Kentsel dönüşümün başlama nedeni, depremlerden çok canımızın yanmasıydı. Bugünkü duruma baktığımızda, 99 yılındaki risklerle, bugünü kıyaslayabilir miyiz? O dönemki riskli bina sayısı ile bugünkü arasında fark var mı?

Deprem riski, her yıl geçtikçe, geçmişte olmuş deprem bölgelerinde artmaktadır. Riski azaltmanın tek yolu, toplum olarak hazırlık ve eğitimler ile alınacak önlemlerle mümkündür. Buna toplumsal kapasite denir ve hazırlık için yapılması gereken budur.

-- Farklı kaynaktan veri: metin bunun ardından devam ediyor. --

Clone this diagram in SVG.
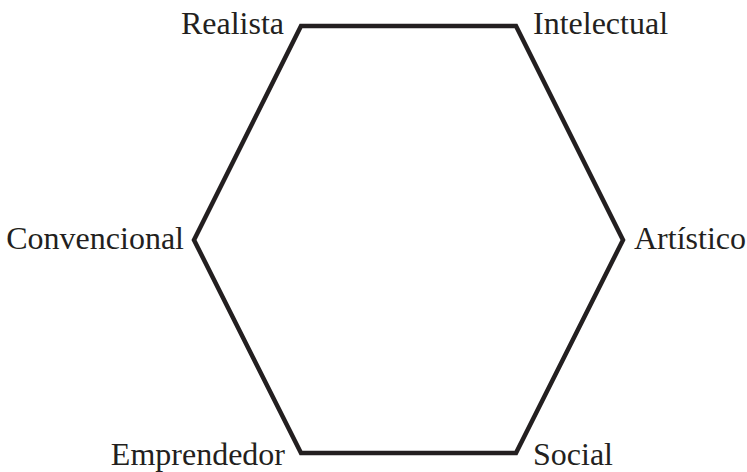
<svg xmlns="http://www.w3.org/2000/svg" width="747" height="472" viewBox="0 0 747 472">
<style>
.lbl{font-family:"Liberation Serif","Times New Roman",serif;font-size:32px;fill:#231f20}
.edge{fill:none;stroke:#231f20;stroke-width:4.5;stroke-linejoin:miter}
</style>
<rect width="747" height="472" fill="#ffffff"/>
<g id="connectors">
<polygon class="edge" points="301,26 516,26 623,240 516,453 301,453 194,240"/>
</g>
<g id="realista"><text class="lbl" x="284" y="34" text-anchor="end">Realista</text></g>
<g id="intelectual"><text class="lbl" x="533" y="34">Intelectual</text></g>
<g id="convencional"><text class="lbl" x="184" y="249" text-anchor="end">Convencional</text></g>
<g id="artistico"><text class="lbl" x="634" y="249">Artístico</text></g>
<g id="emprendedor"><text class="lbl" x="285" y="465" text-anchor="end">Emprendedor</text></g>
<g id="social"><text class="lbl" x="533" y="465">Social</text></g>
</svg>
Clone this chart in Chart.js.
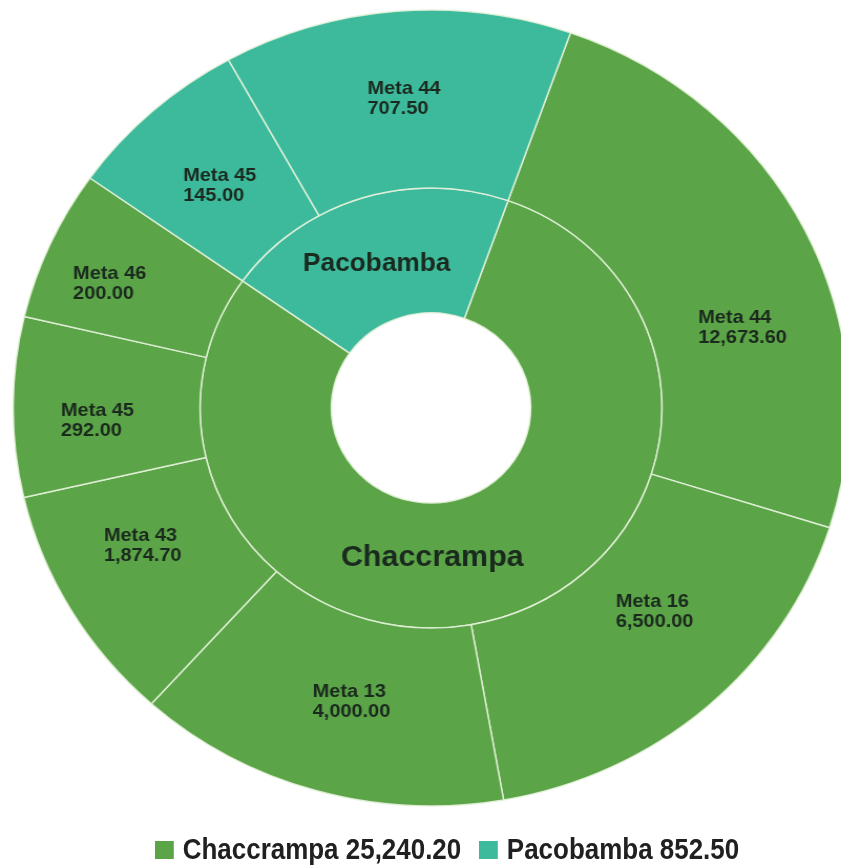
<!DOCTYPE html>
<html>
<head>
<meta charset="utf-8">
<script src="https://cdn.jsdelivr.net/npm/chart.js@4.4.1/dist/chart.umd.min.js"></script>
<style>
  html, body { margin: 0; padding: 0; background: #fff; overflow: hidden; }
  body { position: relative; width: 841px; height: 866px; }
  /* the reference ring is a little wider than tall */
  #wrap { width: 801px; height: 866px; transform: scaleX(1.05); transform-origin: 0 0; }
  #leyenda {
    position: absolute; left: 155px; top: 835px;
    display: flex; align-items: center; white-space: nowrap;
    font: bold 29px/29px "Liberation Sans", Arial, sans-serif; color: #202020;
    transform: scaleX(0.895); transform-origin: 0 0;
  }
  #leyenda .caja { width: 21px; height: 18px; margin-right: 10px; }
  #leyenda .item { display: flex; align-items: center; margin-right: 20px; }
</style>
</head>
<body>
<div id="wrap"><canvas id="chartMetas" width="801" height="866"></canvas></div>
<div id="leyenda"></div>
<script>
// Zonas (anillo interior)
const zonas = ['Chaccrampa', 'Pacobamba'];
const zonaTotales = [25240.20, 852.50];
// los arcos del original no son proporcionales a los montos,
// asi que el tamaño de cada arco (grados) se lee del dibujo
const zonaArco = [285.8, 74.2];

// Metas (anillo exterior), en sentido horario desde el borde Chaccrampa/Pacobamba
const metas = ['Meta 44', 'Meta 16', 'Meta 13', 'Meta 43', 'Meta 45', 'Meta 46', 'Meta 45', 'Meta 44'];
const metaZona = [0, 0, 0, 0, 0, 0, 1, 1];
const metaMontos = [12673.60, 6500.00, 4000.00, 1874.70, 292.00, 200.00, 145.00, 707.50];
const metaArco = [88, 62.5, 52, 35, 26.3, 22, 25.7, 48.5];

const COLORES = ['#5ba447', '#3dba9c'];
const TEXTO = '#1b2a1e';
const FAMILIA = '"Liberation Sans", Arial, sans-serif';

// donde va cada etiqueta dentro de su arco: [fraccion del barrido, fraccion del ancho del anillo]
const POS_METAS = [[0.63, 0.49], [0.42, 0.42], [0.47, 0.47], [0.61, 0.49], [0.41, 0.55], [0.40, 0.62], [0.49, 0.45], [0.50, 0.51]];
const POS_ZONAS = [[0.56, 0.44], [0.47, 0.46]];
const TAM_ZONAS = [29, 25];

const fmt = v => v.toLocaleString('en-US', { minimumFractionDigits: 2, maximumFractionDigits: 2 });

function puntoEnArco(arc, pos) {
    const p = arc.getProps(['x', 'y', 'startAngle', 'endAngle', 'innerRadius', 'outerRadius']);
    const a = p.startAngle + pos[0] * (p.endAngle - p.startAngle);
    const r = p.innerRadius + pos[1] * (p.outerRadius - p.innerRadius);
    return { x: p.x + r * Math.cos(a), y: p.y + r * Math.sin(a) };
}

const etiquetas = {
    id: 'etiquetas',
    afterDatasetsDraw(chart) {
        const ctx = chart.ctx;
        ctx.save();
        ctx.fillStyle = TEXTO;
        ctx.textBaseline = 'middle';

        // metas: dos lineas alineadas a la izquierda
        ctx.font = 'bold 19px ' + FAMILIA;
        ctx.textAlign = 'left';
        chart.getDatasetMeta(0).data.forEach((arc, i) => {
            const lineas = [metas[i], fmt(metaMontos[i])];
            const w = Math.max(...lineas.map(t => ctx.measureText(t).width));
            const c = puntoEnArco(arc, POS_METAS[i]);
            ctx.fillText(lineas[0], c.x - w / 2, c.y - 10);
            ctx.fillText(lineas[1], c.x - w / 2, c.y + 10);
        });

        // zonas: nombre centrado
        ctx.textAlign = 'center';
        chart.getDatasetMeta(1).data.forEach((arc, i) => {
            const c = puntoEnArco(arc, POS_ZONAS[i]);
            ctx.font = 'bold ' + TAM_ZONAS[i] + 'px ' + FAMILIA;
            ctx.fillText(zonas[i], c.x, c.y);
        });
        ctx.restore();
    }
};

new Chart(document.getElementById('chartMetas'), {
    type: 'doughnut',
    data: {
        labels: metas,
        datasets: [
            {
                label: 'Metas',
                data: metaArco,
                backgroundColor: metaZona.map(z => COLORES[z]),
                weight: 178
            },
            {
                label: 'Zonas',
                data: zonaArco,
                backgroundColor: COLORES,
                weight: 125
            }
        ]
    },
    options: {
        responsive: false,
        animation: false,
        rotation: 19.5,
        radius: 398,
        cutout: '23.87%',
        borderColor: 'rgba(228, 242, 218, 0.9)',
        borderWidth: 1.5,
        layout: { padding: { left: 20, top: 0, bottom: 50 } },
        plugins: {
            tooltip: { enabled: false },
            legend: { display: false }
        }
    },
    plugins: [etiquetas]
});

// leyenda con los totales por zona
document.getElementById('leyenda').innerHTML = zonas.map((z, i) =>
    `<div class="item"><div class="caja" style="background:${COLORES[i]}"></div><span>${z} ${fmt(zonaTotales[i])}</span></div>`
).join('');
</script>
</body>
</html>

Ülkemizde depreme dayanıksız yapı stokunda 1999 yılına nazaran azalma vardır. Ancak 1999 yılı nüfus ve yapılaşma oranı ile ekonomik değerler, yani afet maruziyeti aynı değildir. Artan nüfus, ekonomik değerler, gelişen ekonomi, altyapı ve büyüyen şehirler nedeniyle, yaşanacak ekonomik zararlar artacaktır. Can kaybını azaltmak için sadece depreme dayanıklı bina üretmek yeterli değildir. Depreme dayanıklı yapılarda depremler sırasında sarsılacaktır. Ev ve işyerlerindeki eşyalar, yapısal olmayan unsurlar bu sarsıntı ile savrulabilecek, devrilebilecek ve yaralanma veya ölümler olacaktır. O nedenle deprem riskini azaltmak için her insanın evinde ve işyerinde mobilyaları, cihazları sabitleme çalışmasını yapmaları, bir sarsıntı sırasında ise güvenli bir eşyanın yanına veya altına girerek hedef küçültmeyi öğrenmeleri gerekmektedir. Bu alanda tüm sanayi kuruluşları, firmalar ve vatandaşlar için Afet Çalışma Grubumuz tarafından gerek uzaktan, gerekse yüz yüze yöntemlerle her ilimiz ve ilçemiz için eğitimler verilmektedir.